正直、バカみたいな生きづらさを感じても、文句ないだろう?
学校や教育機関は、社会での生き方も、知恵も、辛さも教えてはくれない。
自分で開拓する方法も、向き合い方すら教えてくれなかった。

そうすると、僕のように初めは少しだけ「達成感」のようなものを感じるかもしれない。でも、体が疲れて、それを無視して、今度は心を消費する。
その先に見える未来は、はっきり言って真っ暗だ。

「もうやめたい」と思っても、「仕方ない」という言葉で、自分の辛さも、悲しさも、むなしさも。全てを飲み込んで、生きていくしかない。
それは、圧倒的に不利な戦いの始まりだった。

今回の登山では、登頂という目標があった。ただ、人生の目標と聞かれても、僕は明確な回答を持っていない。どうしたらいいのだろうか?

表面的過ぎて、その答えを持つことはできなかった。明確にありたいビジョンを描くことは、難しいだろう。だから、まずは明日に希望をもって生きるしかない。疲れた体、疲れた心、すり減った精神。この状況を緩和して、自分の道を歩き始める必要があるのかもしれない。

僕は今、人生の岐路にいるのだろう。
考えついた先でどのような選択をするのか。でも、あの日、導かれるように登山をした日。僕は一つ、学んだ。

「自分でした選択は、不安や不満はある。後悔も、ないとは言えない。でも、得るものが絶対にある」

これは、間違いないだろう。何を得るのかは、自分の行動と考え方次第だ。流されず、自分のための道を選択していく勇気と行動が、今の僕には必要なのだろう。

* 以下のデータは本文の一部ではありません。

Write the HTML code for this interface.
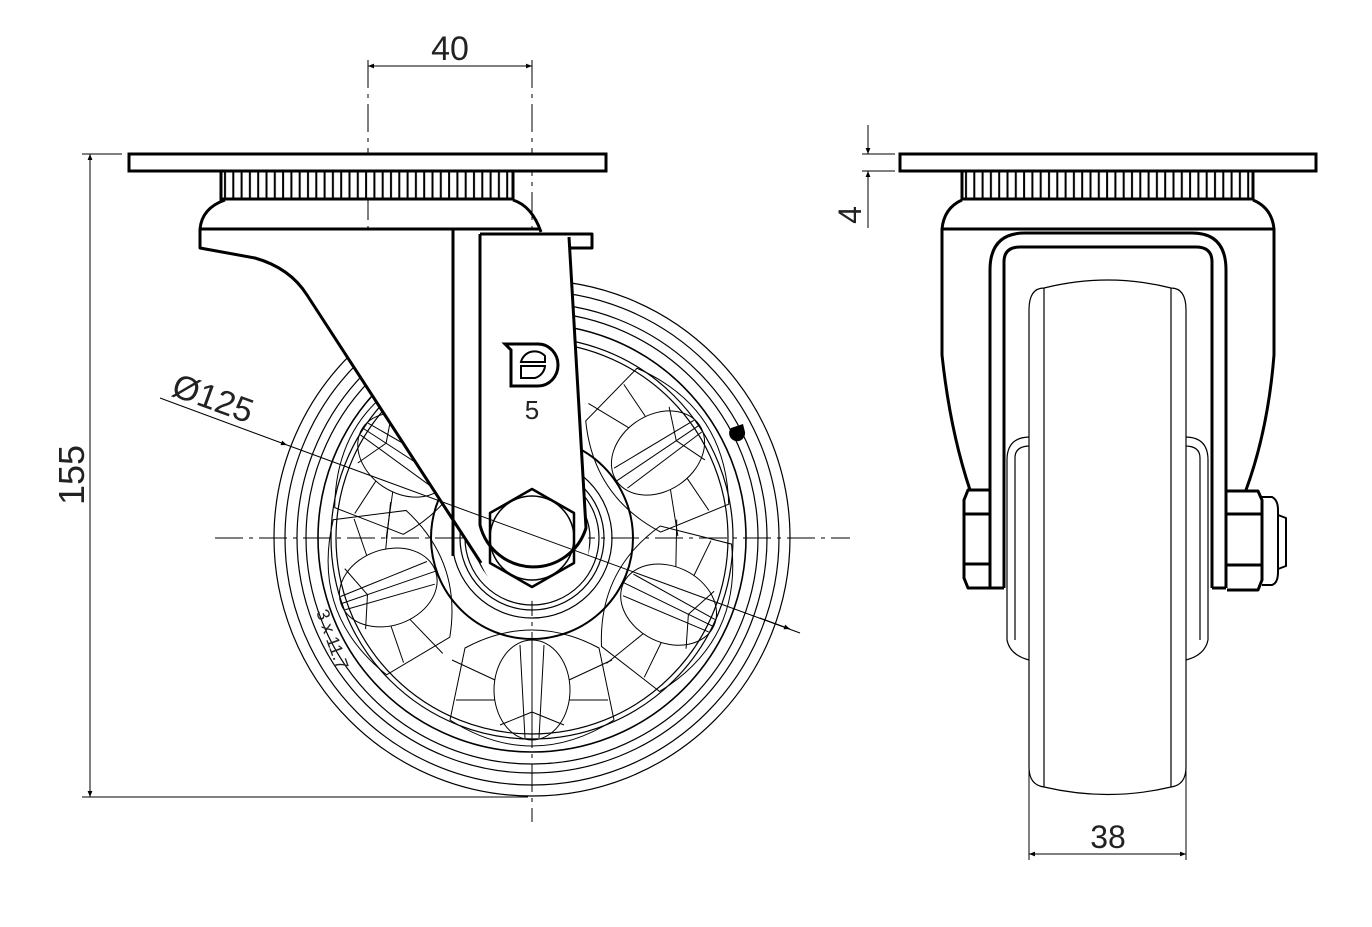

どれだけ続くのだろうか、この人生は。一つだけ、この登山で分かったのは、自分の生き方だ。僕は、自分の為の人生を、自分らしく生きていく。
そうしなければ、明日を楽しく満喫するという、簡単な人生目標すら達成できない気がするから。

明日笑って、最高の一日にするために。まずは、今日という日を全力で駆け抜けて、幸せになってみようではないか。